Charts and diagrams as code

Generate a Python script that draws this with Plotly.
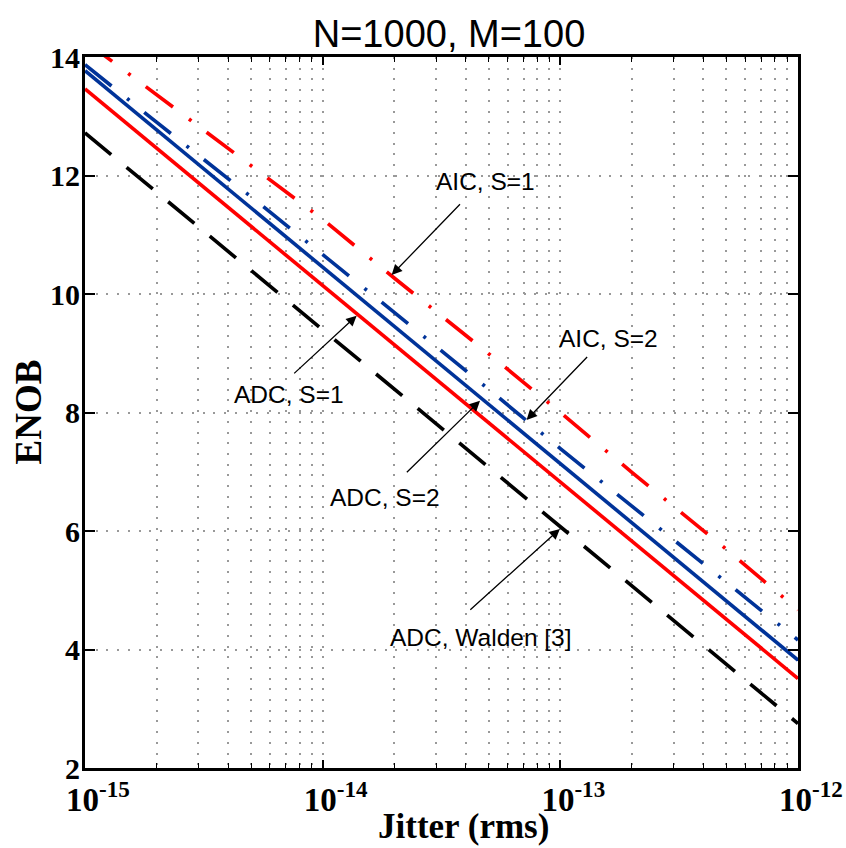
import plotly.graph_objects as go

# ---------------- data ----------------
jitter = [1e-15, 2e-15, 5e-15, 1e-14, 2e-14, 5e-14, 1e-13, 2e-13, 5e-13, 1e-12]

aic_s1 = [14.27, 13.36, 12.17, 11.26, 10.27, 8.99, 8.00, 6.99, 5.69, 4.67]   # red dash-dot
aic_s2 = [13.87, 12.90, 11.64, 10.67, 9.69, 8.39, 7.39, 6.42, 5.14, 4.16]    # blue dash-dot
adc_s1 = [13.77, 12.77, 11.45, 10.45, 9.45, 8.13, 7.14, 6.14, 4.82, 3.82]    # blue solid
adc_s2 = [13.46, 12.46, 11.14, 10.14, 9.14, 7.82, 6.83, 5.83, 4.51, 3.51]    # red solid
walden = [12.72, 11.72, 10.40, 9.40, 8.40, 7.07, 6.07, 5.07, 3.75, 2.75]     # black dashed

x_major = [1e-15, 1e-14, 1e-13, 1e-12]
x_labels = ["10<sup>-15</sup>", "10<sup>-14</sup>", "10<sup>-13</sup>", "10<sup>-12</sup>"]
y_ticks = [2, 4, 6, 8, 10, 12, 14]

title_text = "N=1000, M=100"
x_title = "Jitter (rms)"
y_title = "ENOB"

# label text, text position (log10 x, y), arrow tail (log10 x, y), arrow head (log10 x, y)
labels = [
    ("AIC, S=1", (-13.313, 11.90), (-13.418, 11.531), (-13.710, 10.321)),
    ("ADC, S=1", (-14.142, 8.31), (-14.124, 8.645), (-13.857, 9.634)),
    ("AIC, S=2", (-12.797, 9.25), (-12.883, 8.954), (-13.142, 7.873)),
    ("ADC, S=2", (-13.739, 6.57), (-13.650, 6.974), (-13.338, 8.199)),
    ("ADC, Walden [3]", (-13.334, 4.21), (-13.383, 4.655), (-13.002, 6.034)),
]

RED = "#ff0000"
BLUE = "#003399"
DASHDOT = "34px,20px,3px,19px"
DASHED = "34px,20px"

fig = go.Figure()
series = [
    (walden, "black", DASHED, "ADC, Walden [3]"),
    (adc_s2, RED, "solid", "ADC, S=2"),
    (adc_s1, BLUE, "solid", "ADC, S=1"),
    (aic_s2, BLUE, DASHDOT, "AIC, S=2"),
    (aic_s1, RED, DASHDOT, "AIC, S=1"),
]
for ys, col, dash, name in series:
    fig.add_trace(go.Scatter(x=jitter, y=ys, mode="lines", name=name,
                             line=dict(color=col, width=3.6, dash=dash)))

serif = "Liberation Serif"
sans = "Liberation Sans"

annotations = []
for text, tpos, tail, head in labels:
    annotations.append(dict(x=tpos[0], y=tpos[1], xref="x", yref="y", text=text,
                            showarrow=False, xanchor="center", yanchor="middle",
                            font=dict(family=sans, size=24.5, color="black")))
    # arrow only: a tiny blank text box sits at the tail
    annotations.append(dict(x=head[0], y=head[1], xref="x", yref="y",
                            ax=tail[0], ay=tail[1], axref="x", ayref="y",
                            text="&nbsp;", font=dict(size=2, color="rgba(0,0,0,0)"),
                            borderpad=0, showarrow=True, arrowhead=2, arrowsize=1.6,
                            arrowwidth=1.3, arrowcolor="black", standoff=0, startstandoff=0))

annotations.append(dict(x=(464 - 85) / 713, y=-0.082, xref="paper", yref="paper",
                        text=x_title, showarrow=False, xanchor="center", yanchor="middle",
                        font=dict(family=serif, size=35, color="black", weight="bold")))
annotations.append(dict(x=(28 - 85) / 713, y=0.5, xref="paper", yref="paper",
                        text=y_title, showarrow=False, textangle=-90,
                        xanchor="center", yanchor="middle",
                        font=dict(family=serif, size=37, color="black", weight="bold")))

minor_vals = [m * 10.0 ** e for e in (-15, -14, -13) for m in range(2, 10)]

grid_kw = dict(gridcolor="#999999", gridwidth=1.5, griddash="2px,8.7px")

fig.update_layout(
    width=846, height=848,
    margin=dict(l=85, r=48, t=57, b=80, autoexpand=False),
    paper_bgcolor="white", plot_bgcolor="white",
    showlegend=False,
    title=dict(text=title_text, x=449 / 846, xref="container", xanchor="center",
               y=1 - 34 / 848, yref="container", yanchor="middle", automargin=False,
               font=dict(family=sans, size=38, color="black")),
    annotations=annotations,
    xaxis=dict(type="log", range=[-15, -12], tickmode="array", tickvals=x_major,
               ticktext=x_labels, ticks="inside", ticklen=8, tickwidth=1.5,
               tickcolor="black", showline=True, linecolor="black", linewidth=3,
               mirror="allticks", showgrid=True, zeroline=False, automargin=False,
               ticklabelshift=13, ticklabelstandoff=0,
               tickfont=dict(family=serif, size=33, color="black", weight="bold"),
               minor=dict(tickmode="array", tickvals=minor_vals, ticks="inside",
                          ticklen=5, tickwidth=1.2, tickcolor="black",
                          showgrid=True, **grid_kw),
               **grid_kw),
    yaxis=dict(range=[2, 14], tickmode="array", tickvals=y_ticks,
               ticks="inside", ticklen=10, tickwidth=1.5, tickcolor="black",
               showline=True, linecolor="black", linewidth=3, mirror="allticks",
               showgrid=True, zeroline=False, ticklabelstandoff=-4, automargin=False,
               tickfont=dict(family=serif, size=30, color="black", weight="bold"),
               **grid_kw),
)

fig.write_html("out.html")
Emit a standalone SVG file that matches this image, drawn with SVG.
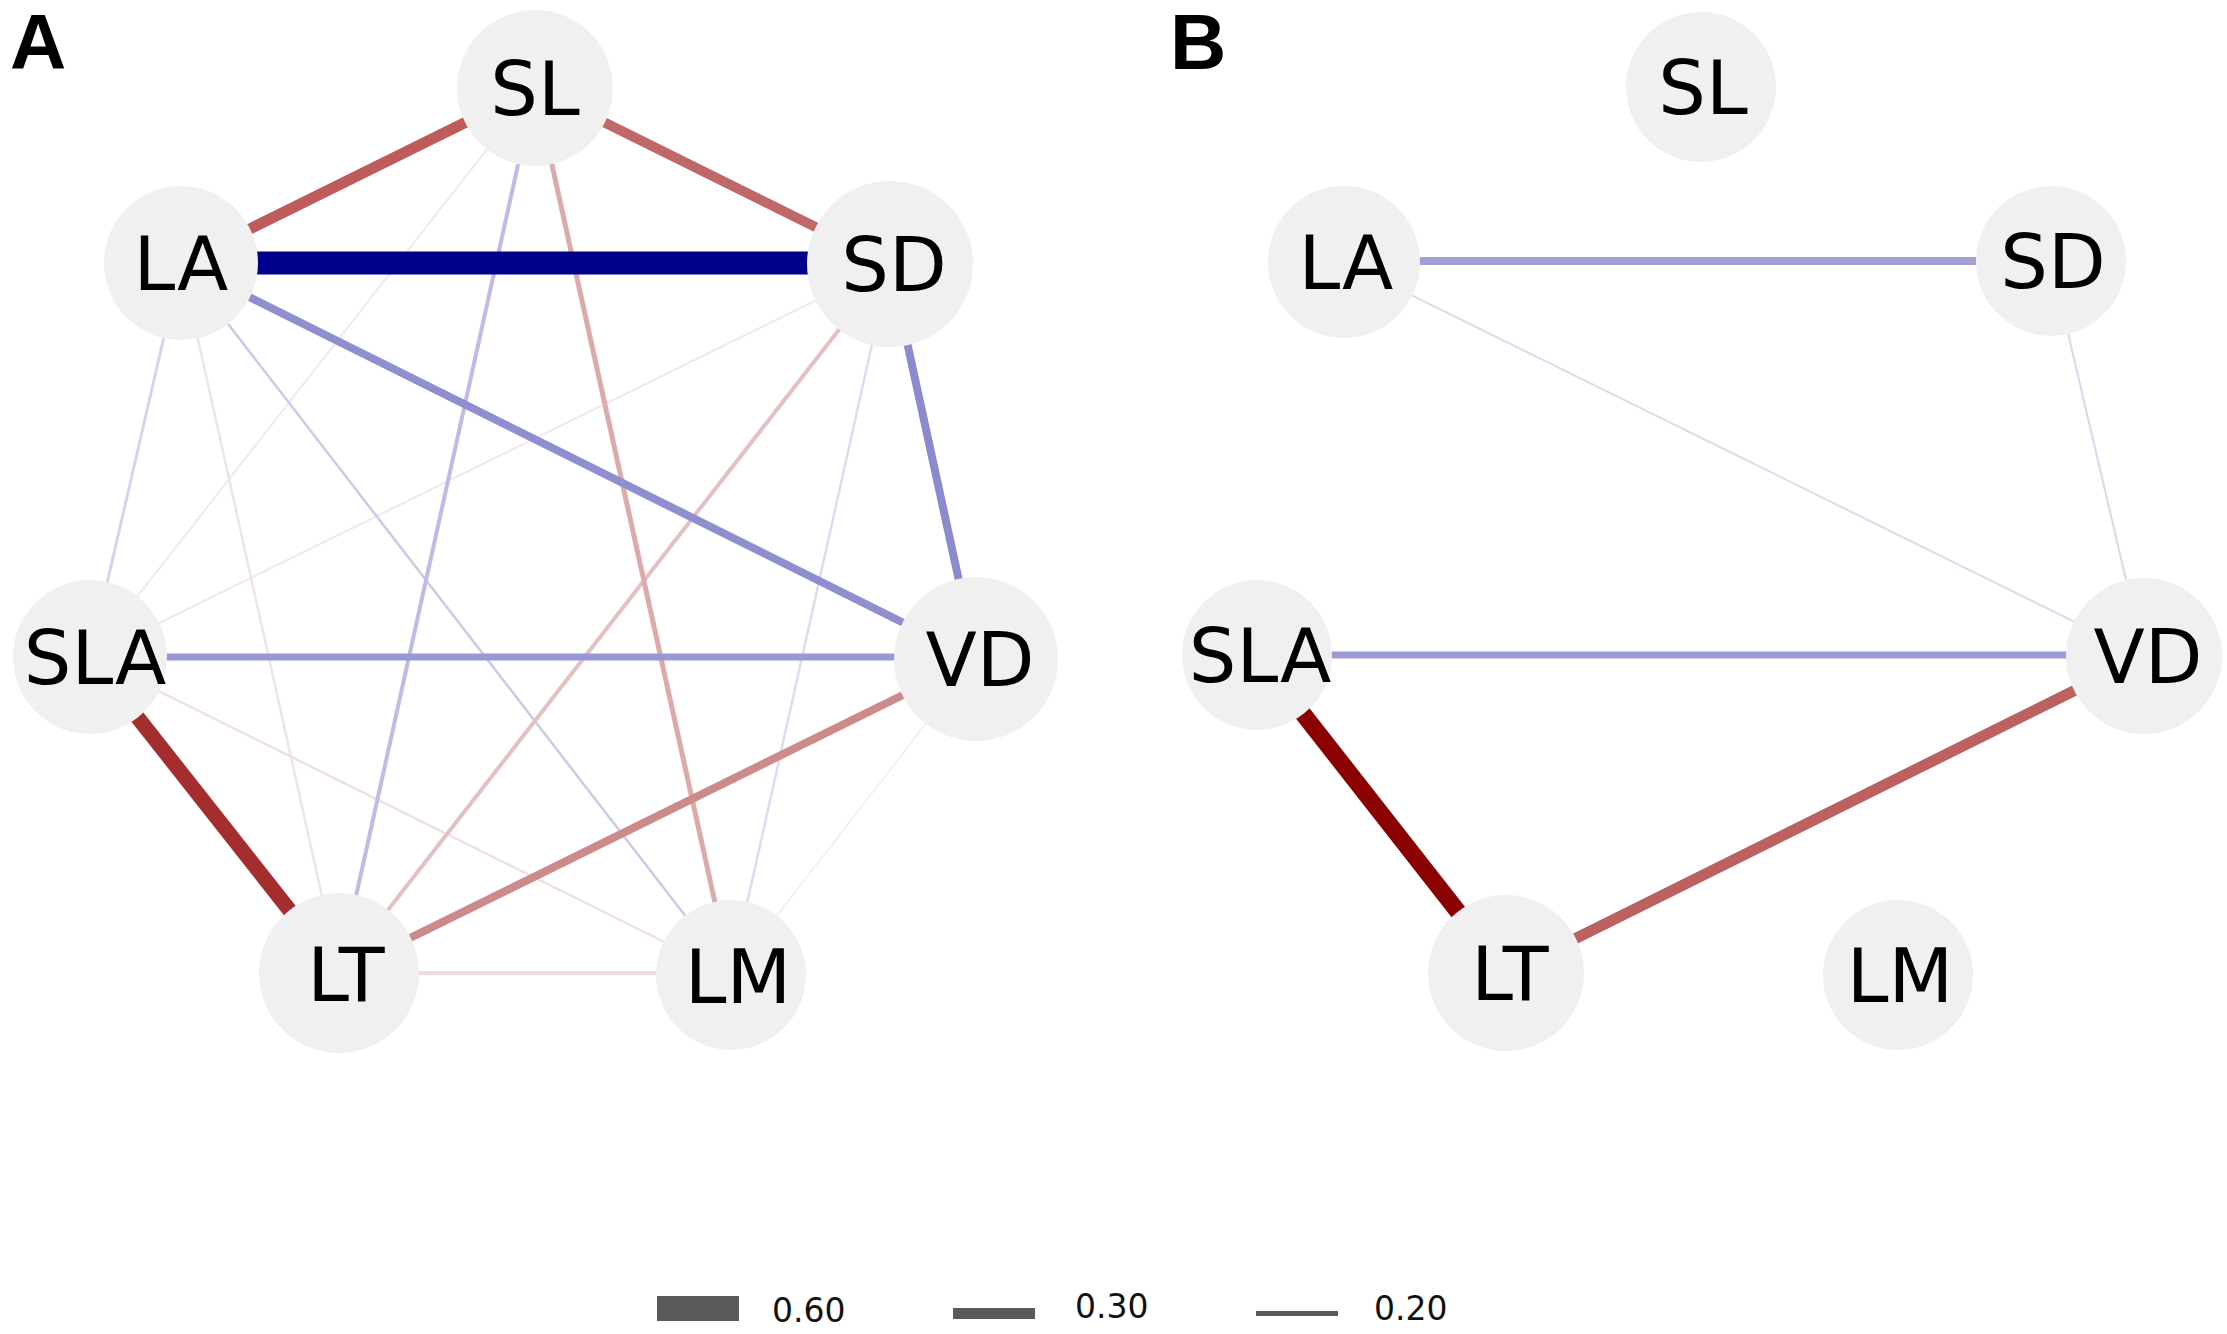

Exercise instructions: Copy out each record shown above without alteration, skipping any picture.

Result of the exercise:
Generate a Python script that draws this with Plotly.
import plotly.graph_objects as go

# ---------------- data ----------------
jitter = [1e-15, 2e-15, 5e-15, 1e-14, 2e-14, 5e-14, 1e-13, 2e-13, 5e-13, 1e-12]

aic_s1 = [14.27, 13.36, 12.17, 11.26, 10.27, 8.99, 8.00, 6.99, 5.69, 4.67]   # red dash-dot
aic_s2 = [13.87, 12.90, 11.64, 10.67, 9.69, 8.39, 7.39, 6.42, 5.14, 4.16]    # blue dash-dot
adc_s1 = [13.77, 12.77, 11.45, 10.45, 9.45, 8.13, 7.14, 6.14, 4.82, 3.82]    # blue solid
adc_s2 = [13.46, 12.46, 11.14, 10.14, 9.14, 7.82, 6.83, 5.83, 4.51, 3.51]    # red solid
walden = [12.72, 11.72, 10.40, 9.40, 8.40, 7.07, 6.07, 5.07, 3.75, 2.75]     # black dashed

x_major = [1e-15, 1e-14, 1e-13, 1e-12]
x_labels = ["10<sup>-15</sup>", "10<sup>-14</sup>", "10<sup>-13</sup>", "10<sup>-12</sup>"]
y_ticks = [2, 4, 6, 8, 10, 12, 14]

title_text = "N=1000, M=100"
x_title = "Jitter (rms)"
y_title = "ENOB"

# label text, text position (log10 x, y), arrow tail (log10 x, y), arrow head (log10 x, y)
labels = [
    ("AIC, S=1", (-13.313, 11.90), (-13.418, 11.531), (-13.710, 10.321)),
    ("ADC, S=1", (-14.142, 8.31), (-14.124, 8.645), (-13.857, 9.634)),
    ("AIC, S=2", (-12.797, 9.25), (-12.883, 8.954), (-13.142, 7.873)),
    ("ADC, S=2", (-13.739, 6.57), (-13.650, 6.974), (-13.338, 8.199)),
    ("ADC, Walden [3]", (-13.334, 4.21), (-13.383, 4.655), (-13.002, 6.034)),
]

RED = "#ff0000"
BLUE = "#003399"
DASHDOT = "34px,20px,3px,19px"
DASHED = "34px,20px"

fig = go.Figure()
series = [
    (walden, "black", DASHED, "ADC, Walden [3]"),
    (adc_s2, RED, "solid", "ADC, S=2"),
    (adc_s1, BLUE, "solid", "ADC, S=1"),
    (aic_s2, BLUE, DASHDOT, "AIC, S=2"),
    (aic_s1, RED, DASHDOT, "AIC, S=1"),
]
for ys, col, dash, name in series:
    fig.add_trace(go.Scatter(x=jitter, y=ys, mode="lines", name=name,
                             line=dict(color=col, width=3.6, dash=dash)))

serif = "Liberation Serif"
sans = "Liberation Sans"

annotations = []
for text, tpos, tail, head in labels:
    annotations.append(dict(x=tpos[0], y=tpos[1], xref="x", yref="y", text=text,
                            showarrow=False, xanchor="center", yanchor="middle",
                            font=dict(family=sans, size=24.5, color="black")))
    # arrow only: a tiny blank text box sits at the tail
    annotations.append(dict(x=head[0], y=head[1], xref="x", yref="y",
                            ax=tail[0], ay=tail[1], axref="x", ayref="y",
                            text="&nbsp;", font=dict(size=2, color="rgba(0,0,0,0)"),
                            borderpad=0, showarrow=True, arrowhead=2, arrowsize=1.6,
                            arrowwidth=1.3, arrowcolor="black", standoff=0, startstandoff=0))

annotations.append(dict(x=(464 - 85) / 713, y=-0.082, xref="paper", yref="paper",
                        text=x_title, showarrow=False, xanchor="center", yanchor="middle",
                        font=dict(family=serif, size=35, color="black", weight="bold")))
annotations.append(dict(x=(28 - 85) / 713, y=0.5, xref="paper", yref="paper",
                        text=y_title, showarrow=False, textangle=-90,
                        xanchor="center", yanchor="middle",
                        font=dict(family=serif, size=37, color="black", weight="bold")))

minor_vals = [m * 10.0 ** e for e in (-15, -14, -13) for m in range(2, 10)]

grid_kw = dict(gridcolor="#999999", gridwidth=1.5, griddash="2px,8.7px")

fig.update_layout(
    width=846, height=848,
    margin=dict(l=85, r=48, t=57, b=80, autoexpand=False),
    paper_bgcolor="white", plot_bgcolor="white",
    showlegend=False,
    title=dict(text=title_text, x=449 / 846, xref="container", xanchor="center",
               y=1 - 34 / 848, yref="container", yanchor="middle", automargin=False,
               font=dict(family=sans, size=38, color="black")),
    annotations=annotations,
    xaxis=dict(type="log", range=[-15, -12], tickmode="array", tickvals=x_major,
               ticktext=x_labels, ticks="inside", ticklen=8, tickwidth=1.5,
               tickcolor="black", showline=True, linecolor="black", linewidth=3,
               mirror="allticks", showgrid=True, zeroline=False, automargin=False,
               ticklabelshift=13, ticklabelstandoff=0,
               tickfont=dict(family=serif, size=33, color="black", weight="bold"),
               minor=dict(tickmode="array", tickvals=minor_vals, ticks="inside",
                          ticklen=5, tickwidth=1.2, tickcolor="black",
                          showgrid=True, **grid_kw),
               **grid_kw),
    yaxis=dict(range=[2, 14], tickmode="array", tickvals=y_ticks,
               ticks="inside", ticklen=10, tickwidth=1.5, tickcolor="black",
               showline=True, linecolor="black", linewidth=3, mirror="allticks",
               showgrid=True, zeroline=False, ticklabelstandoff=-4, automargin=False,
               tickfont=dict(family=serif, size=30, color="black", weight="bold"),
               **grid_kw),
)

fig.write_html("out.html")
Emit a standalone SVG file that matches this image, drawn with SVG.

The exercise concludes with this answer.